→ **Do this**
Starting from the top of the material, restate each line exactly until the line that contains "import numpy as np", which is also copied. Pictures are excluded.

→ **Collected material**
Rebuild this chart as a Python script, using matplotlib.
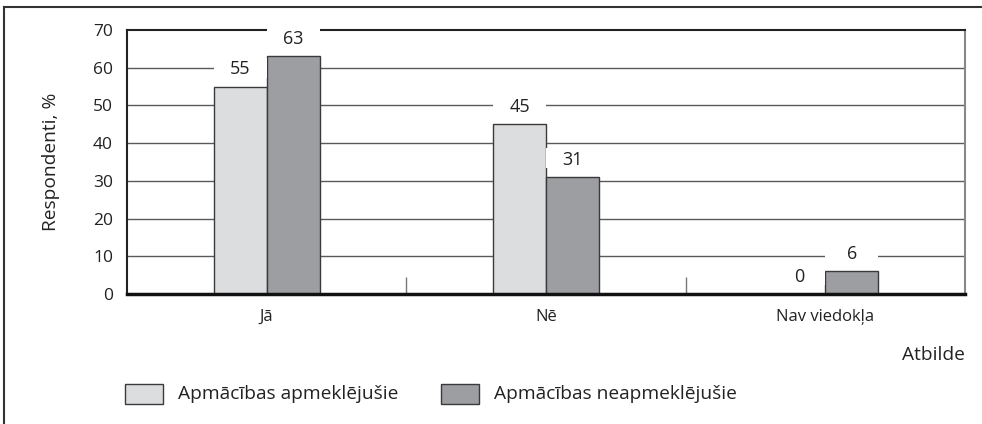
import matplotlib
matplotlib.use("Agg")
import matplotlib.pyplot as plt
from matplotlib.patches import Rectangle
from matplotlib.lines import Line2D
import numpy as np

categories = ["Jā", "Nē", "Nav viedokļa"]
attended = [55, 45, 0]
not_attended = [63, 31, 6]
series_names = ["Apmācības apmeklējušie", "Apmācības neapmeklējušie"]
yticks = [0, 10, 20, 30, 40, 50, 60, 70]

plt.rcParams['font.family'] = ['Open Sans', 'DejaVu Sans']

W, H = 982, 424
fig = plt.figure(figsize=(W / 100, H / 100), dpi=100)

def fx(px):
    return px / W

def fy(py):
    return 1 - py / H

ax = fig.add_axes([fx(127), fy(294), fx(965) - fx(127), fy(30) - fy(294)])

light = "#dcdddf"
dark = "#9d9ea2"
edge = "#3a3a3a"
txt = "#222222"
bw = 0.19
x = np.arange(len(categories))

ax.bar(x - bw / 2, attended, width=bw, color=light, edgecolor=edge, linewidth=1.0, zorder=2)
ax.bar(x + bw / 2, not_attended, width=bw, color=dark, edgecolor=edge, linewidth=1.0, zorder=2)

ax.set_xlim(-0.5, 2.5)
ax.set_ylim(0, 70)
ax.set_yticks(yticks)
ax.set_yticklabels([str(v) for v in yticks], fontsize=12.5, color=txt)
ax.tick_params(axis='y', length=0, pad=10)
for v in yticks[1:-1]:
    ax.axhline(v, color="#5a5a5a", linewidth=1.0, zorder=1)

ax.set_xticks(x)
ax.set_xticklabels(categories, fontsize=12, color=txt)
ax.tick_params(axis='x', length=0, pad=11)
ax.set_xticks([0.5, 1.5], minor=True)
ax.tick_params(axis='x', which='minor', direction='in', length=12, color="#777777", width=1.0)

ax.spines['top'].set_color('#222222')
ax.spines['top'].set_linewidth(1.5)
ax.spines['left'].set_color('#222222')
ax.spines['left'].set_linewidth(1.5)
ax.spines['bottom'].set_color('#111111')
ax.spines['bottom'].set_linewidth(2.5)
ax.spines['right'].set_color('#888888')
ax.spines['right'].set_linewidth(1.5)

# value labels with white boxes as wide as the bars
for xs, vals in ((x - bw / 2, attended), (x + bw / 2, not_attended)):
    for xi, v in zip(xs, vals):
        ax.add_patch(Rectangle((xi - bw / 2, v + 2.3), bw, 5.3, facecolor='white',
                               edgecolor='none', zorder=3, clip_on=False))
        ax.text(xi, v + 4.6, str(v), ha='center', va='center', fontsize=13,
                color=txt, zorder=4, clip_on=False)

ax.set_ylabel("Respondenti, %", fontsize=13.8, labelpad=24, color=txt)
fig.text(fx(965), fy(355), "Atbilde", ha='right', va='center', fontsize=13.8, color=txt)

# legend
for (lx, tx), col, name in zip(((125, 178), (441, 494)), (light, dark), series_names):
    fig.patches.append(Rectangle((fx(lx), fy(404)), fx(38), fy(384) - fy(404),
                                 facecolor=col, edgecolor=edge, linewidth=1.0,
                                 transform=fig.transFigure, figure=fig))
    fig.text(fx(tx), fy(394), name, ha='left', va='center', fontsize=13.8, color=txt)

# outer frame
fig.add_artist(Line2D([fx(4), fx(4)], [fy(7), 0], transform=fig.transFigure,
                      color='#333333', linewidth=1.5))
fig.add_artist(Line2D([fx(4), 1], [fy(7), fy(7)], transform=fig.transFigure,
                      color='#333333', linewidth=1.5))

fig.savefig("out.png", dpi=100)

→ **Correct answer**
Rebuild this chart as a Python script, using matplotlib.
import matplotlib
matplotlib.use("Agg")
import matplotlib.pyplot as plt
from matplotlib.patches import Rectangle
from matplotlib.lines import Line2D
import numpy as np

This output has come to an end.